Conditions were very good, the sea was calm, although the wind was against us, (typically, not as forecast) and absolutely nothing on the sea as there is a night curfew on all sailing around Lebanon, and we had to get permission from Oscar Charlie - radio-speak Lebanese Navy Operational Control. We had to tell them our destination was Port Said, Egypt. The captain in ACTL Marina reminded us as we left "Lebanon is at war with Israel". No-one is given permission to sail from Lebanon to Israel. So we both stayed awake in case anything happened, but nothing did, and I cooked a pan of tarka dahl for dinner and we lay on deck looking at the amazing stars. When the moon appeared it was red and shaped like a scimitar. At 3.30 am I was getting sleepy, so went into the cabin to doze, and fell asleep until 5.30, by which time it was light, and Ian said all kinds of excitement had happened as we left Lebanese waters for International Waters, and a large UN warship sailed over to take a look at us, then a Lebanese warship, and then the Israeli navy got in touch over the radio and gave Ian a grilling about our last two ports, where we were going, why we were going there, if we were carrying any weapons,etc. The radio operators were mostly very young-sounding women (‘teenagers’, Ian called them), tracking us on their radar, who kept insisting that we stayed 15 miles off the coast, but earlier, from Beirut, Ian had sent emails to various Israeli security departments, following all the necessary procedures for getting into Israel and we had also called the Haifa harbour master who gave us permission to enter the port. Ian chose to ignore the teenagers on the radio and sail into Haifa anyway. I had a few nervous minutes as various warships circled us and two of them steamed towards us.

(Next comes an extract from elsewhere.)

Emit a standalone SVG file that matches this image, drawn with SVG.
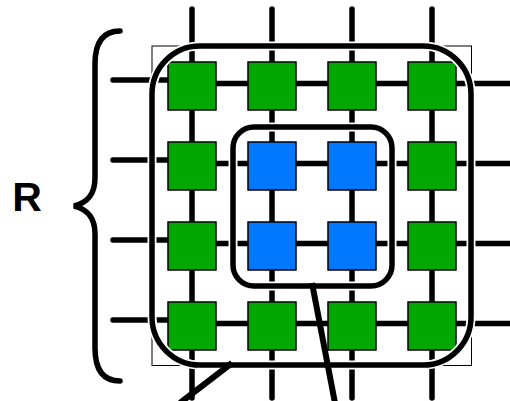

Fortunately, a few weeks ago, while we were in Mersin in Turkey, Ian had met four sailors on a boat from Israel, one of whom was from Haifa, and he volunteered to help us find a berth at his yacht club and to contact the Israeli authorities on our behalf. His name is Yonah ben-Tal and he was very helpful and influential. The Israelis liked to hear that we had a local contact. The warships came to look at us, we answered questions over the radio and they were friendly, although LOADED with extraordinary weapons, missiles, rocket launches, etc. Coming into the harbour we sailed past Greenpeace Rainbow Warrior, an incongruous site in the middle of the military hardware. Haifa is a huge natural harbour, overlooked by Mount Carmel. The town is built in neat rows on the side of the mountain. In the harbour were container ships from all over the world and a cruise liner, but most of the traffic was military.
So, after a sleepless night, but not unenjoyable as it was calm, warm and we eventually arrived safely, we were met by a police boat, manned by three handsome young men, and taken ashore to be examined by Israeli Immigration and Customs. These were three attractive and serious young women. (So many people in authority seem young in Israel – or it could simply mean that we are getting old!) One of the policeman and the security officer searched the boat - we thought they were looking for stowaways, but apparently they were looking for bombs. On the pier of the yacht club Yonah was waiting for us. (The Israeli navy had called him at 5 am to check that he knew us.) He helped us tie up and we went through the ritual of getting water and electricity hooked up and Ian went with Yonah to check in. The yacht harbour is in a pleasant landscaped bit of the port, surrounded by palm trees, although there is no yacht club or any facilities other than a shower block. Yonah insisted that we return with him to his house, and he drove us to what he calls a village, outside Haifa. It's more like a California suburb, neat new houses in small plots with lots of trees. It was all very clean, modern and well ordered (originally begun as a settlement by the French Rothschild family 150 years ago) - couldn't be more different from Syria, Lebanon or Turkey. Yonah's wife Ruth welcomed us. They are both retired academics, and their house is on two stories, painted white, with white tiled floors and lots of plants, full of books in Hebrew, German and English with a small garden overlooking a national park, where we saw a gazelle grazing in a scrubby landscape. We had dinner outside - Ruth's homemade cold courgette soup with dill and sour cream, salad of tomatoes, lettuce and capers, chicken in a curry sauce, cake, fruit and ice cream. The dinner and the house were very Middle European, although Ruth was born in Israel, in Jerusalem, and Yonah arrived when he was a year old.
Our impression of Israel so far is that the majority of the population are people like us - could be European or American - transported to an exotic, middle eastern land. People in the marina, who are mostly day sailors (men, very few women sail) stop to ask lots of questions about the distinctive design and rigging of Vasco da Gama. I suspect a boat from England is a rare site in these parts.
We spent the night at Yonah and Ruth’s house and the next day, after breakfast, Yonah insisted on driving us around to find a book we had mentioned, to look for a dongle so we could get an internet connection (unsuccessful), a mobile phone (unsuccessful) and a hire car.
So we will soon continue our tour of the Holy Land in the footsteps of Mark Twain, although in a rented Kia Rio, rather than on a mule!